Start Available data

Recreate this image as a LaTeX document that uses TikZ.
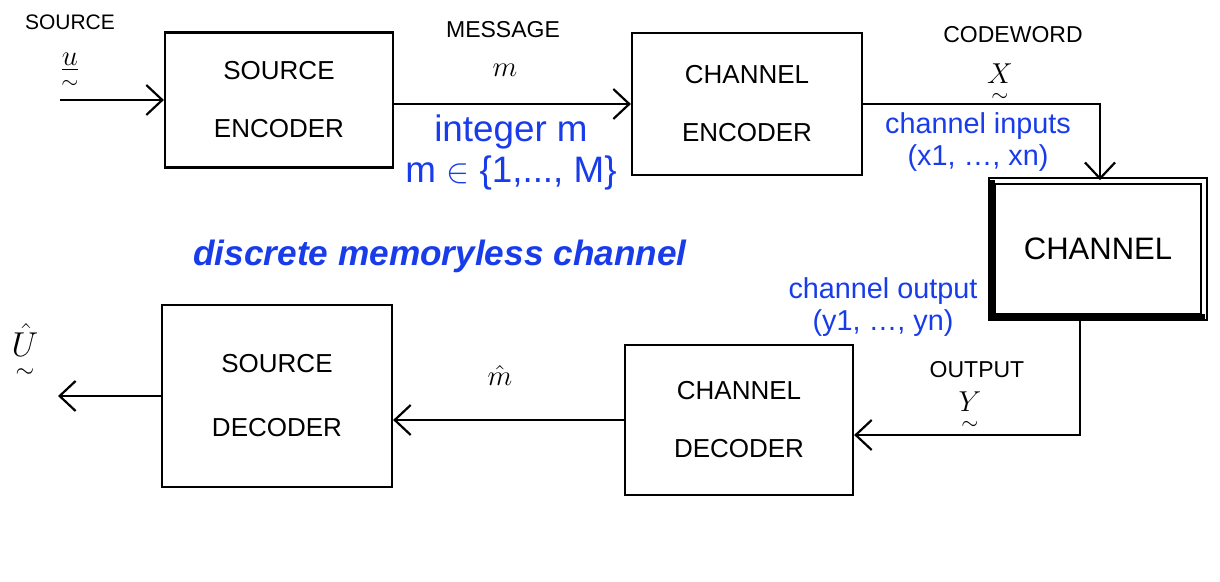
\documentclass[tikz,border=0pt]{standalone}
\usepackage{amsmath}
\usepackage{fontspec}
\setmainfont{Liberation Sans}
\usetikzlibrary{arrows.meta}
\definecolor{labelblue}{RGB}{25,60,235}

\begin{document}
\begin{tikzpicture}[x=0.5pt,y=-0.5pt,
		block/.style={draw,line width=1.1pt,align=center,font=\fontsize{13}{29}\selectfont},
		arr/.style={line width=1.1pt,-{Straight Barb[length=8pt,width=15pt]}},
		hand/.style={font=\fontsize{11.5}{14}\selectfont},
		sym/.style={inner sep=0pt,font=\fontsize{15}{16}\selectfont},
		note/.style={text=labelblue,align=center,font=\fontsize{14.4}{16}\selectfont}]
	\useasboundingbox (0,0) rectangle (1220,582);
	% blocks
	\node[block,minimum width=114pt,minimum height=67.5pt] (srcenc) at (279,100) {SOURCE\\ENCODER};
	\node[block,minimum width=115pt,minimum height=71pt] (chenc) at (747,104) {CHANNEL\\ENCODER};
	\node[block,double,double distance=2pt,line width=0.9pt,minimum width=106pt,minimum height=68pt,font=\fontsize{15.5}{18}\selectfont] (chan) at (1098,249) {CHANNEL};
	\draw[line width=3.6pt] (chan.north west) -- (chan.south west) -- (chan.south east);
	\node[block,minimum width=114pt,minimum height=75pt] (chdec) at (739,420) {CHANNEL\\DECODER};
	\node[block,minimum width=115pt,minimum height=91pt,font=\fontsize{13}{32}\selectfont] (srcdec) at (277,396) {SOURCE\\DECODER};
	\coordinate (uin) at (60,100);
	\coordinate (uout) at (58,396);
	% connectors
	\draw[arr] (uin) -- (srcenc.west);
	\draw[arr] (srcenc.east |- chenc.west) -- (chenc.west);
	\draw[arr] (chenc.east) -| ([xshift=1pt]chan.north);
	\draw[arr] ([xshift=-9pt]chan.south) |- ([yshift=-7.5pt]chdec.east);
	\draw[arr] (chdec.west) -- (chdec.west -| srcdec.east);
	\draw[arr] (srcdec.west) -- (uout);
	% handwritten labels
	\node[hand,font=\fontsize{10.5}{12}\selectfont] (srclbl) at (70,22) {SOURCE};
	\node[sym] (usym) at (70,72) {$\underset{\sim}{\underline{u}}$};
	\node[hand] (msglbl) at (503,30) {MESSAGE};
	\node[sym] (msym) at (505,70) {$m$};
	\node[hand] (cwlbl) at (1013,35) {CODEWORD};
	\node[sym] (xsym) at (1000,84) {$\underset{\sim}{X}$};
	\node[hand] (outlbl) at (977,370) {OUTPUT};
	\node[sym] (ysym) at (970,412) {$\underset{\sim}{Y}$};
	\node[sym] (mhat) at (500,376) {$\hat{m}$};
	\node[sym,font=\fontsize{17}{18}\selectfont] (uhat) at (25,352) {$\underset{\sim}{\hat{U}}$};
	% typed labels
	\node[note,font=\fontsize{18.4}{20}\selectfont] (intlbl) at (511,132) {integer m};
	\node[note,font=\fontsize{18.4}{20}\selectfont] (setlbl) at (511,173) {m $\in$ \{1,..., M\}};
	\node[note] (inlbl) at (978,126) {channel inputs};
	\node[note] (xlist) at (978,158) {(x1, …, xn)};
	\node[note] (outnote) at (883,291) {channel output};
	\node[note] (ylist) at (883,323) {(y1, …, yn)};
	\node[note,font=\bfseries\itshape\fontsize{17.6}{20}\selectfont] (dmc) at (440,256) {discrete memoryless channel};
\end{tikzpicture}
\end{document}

End Available data

→ **What the task requires**
Transcribe the whole listing exactly. Pictures stay out of your copy.

→ **Answer in full**
Recreate this image as a LaTeX document that uses TikZ.
\documentclass[tikz,border=0pt]{standalone}
\usepackage{amsmath}
\usepackage{fontspec}
\setmainfont{Liberation Sans}
\usetikzlibrary{arrows.meta}
\definecolor{labelblue}{RGB}{25,60,235}

\begin{document}
\begin{tikzpicture}[x=0.5pt,y=-0.5pt,
		block/.style={draw,line width=1.1pt,align=center,font=\fontsize{13}{29}\selectfont},
		arr/.style={line width=1.1pt,-{Straight Barb[length=8pt,width=15pt]}},
		hand/.style={font=\fontsize{11.5}{14}\selectfont},
		sym/.style={inner sep=0pt,font=\fontsize{15}{16}\selectfont},
		note/.style={text=labelblue,align=center,font=\fontsize{14.4}{16}\selectfont}]
	\useasboundingbox (0,0) rectangle (1220,582);
	% blocks
	\node[block,minimum width=114pt,minimum height=67.5pt] (srcenc) at (279,100) {SOURCE\\ENCODER};
	\node[block,minimum width=115pt,minimum height=71pt] (chenc) at (747,104) {CHANNEL\\ENCODER};
	\node[block,double,double distance=2pt,line width=0.9pt,minimum width=106pt,minimum height=68pt,font=\fontsize{15.5}{18}\selectfont] (chan) at (1098,249) {CHANNEL};
	\draw[line width=3.6pt] (chan.north west) -- (chan.south west) -- (chan.south east);
	\node[block,minimum width=114pt,minimum height=75pt] (chdec) at (739,420) {CHANNEL\\DECODER};
	\node[block,minimum width=115pt,minimum height=91pt,font=\fontsize{13}{32}\selectfont] (srcdec) at (277,396) {SOURCE\\DECODER};
	\coordinate (uin) at (60,100);
	\coordinate (uout) at (58,396);
	% connectors
	\draw[arr] (uin) -- (srcenc.west);
	\draw[arr] (srcenc.east |- chenc.west) -- (chenc.west);
	\draw[arr] (chenc.east) -| ([xshift=1pt]chan.north);
	\draw[arr] ([xshift=-9pt]chan.south) |- ([yshift=-7.5pt]chdec.east);
	\draw[arr] (chdec.west) -- (chdec.west -| srcdec.east);
	\draw[arr] (srcdec.west) -- (uout);
	% handwritten labels
	\node[hand,font=\fontsize{10.5}{12}\selectfont] (srclbl) at (70,22) {SOURCE};
	\node[sym] (usym) at (70,72) {$\underset{\sim}{\underline{u}}$};
	\node[hand] (msglbl) at (503,30) {MESSAGE};
	\node[sym] (msym) at (505,70) {$m$};
	\node[hand] (cwlbl) at (1013,35) {CODEWORD};
	\node[sym] (xsym) at (1000,84) {$\underset{\sim}{X}$};
	\node[hand] (outlbl) at (977,370) {OUTPUT};
	\node[sym] (ysym) at (970,412) {$\underset{\sim}{Y}$};
	\node[sym] (mhat) at (500,376) {$\hat{m}$};
	\node[sym,font=\fontsize{17}{18}\selectfont] (uhat) at (25,352) {$\underset{\sim}{\hat{U}}$};
	% typed labels
	\node[note,font=\fontsize{18.4}{20}\selectfont] (intlbl) at (511,132) {integer m};
	\node[note,font=\fontsize{18.4}{20}\selectfont] (setlbl) at (511,173) {m $\in$ \{1,..., M\}};
	\node[note] (inlbl) at (978,126) {channel inputs};
	\node[note] (xlist) at (978,158) {(x1, …, xn)};
	\node[note] (outnote) at (883,291) {channel output};
	\node[note] (ylist) at (883,323) {(y1, …, yn)};
	\node[note,font=\bfseries\itshape\fontsize{17.6}{20}\selectfont] (dmc) at (440,256) {discrete memoryless channel};
\end{tikzpicture}
\end{document}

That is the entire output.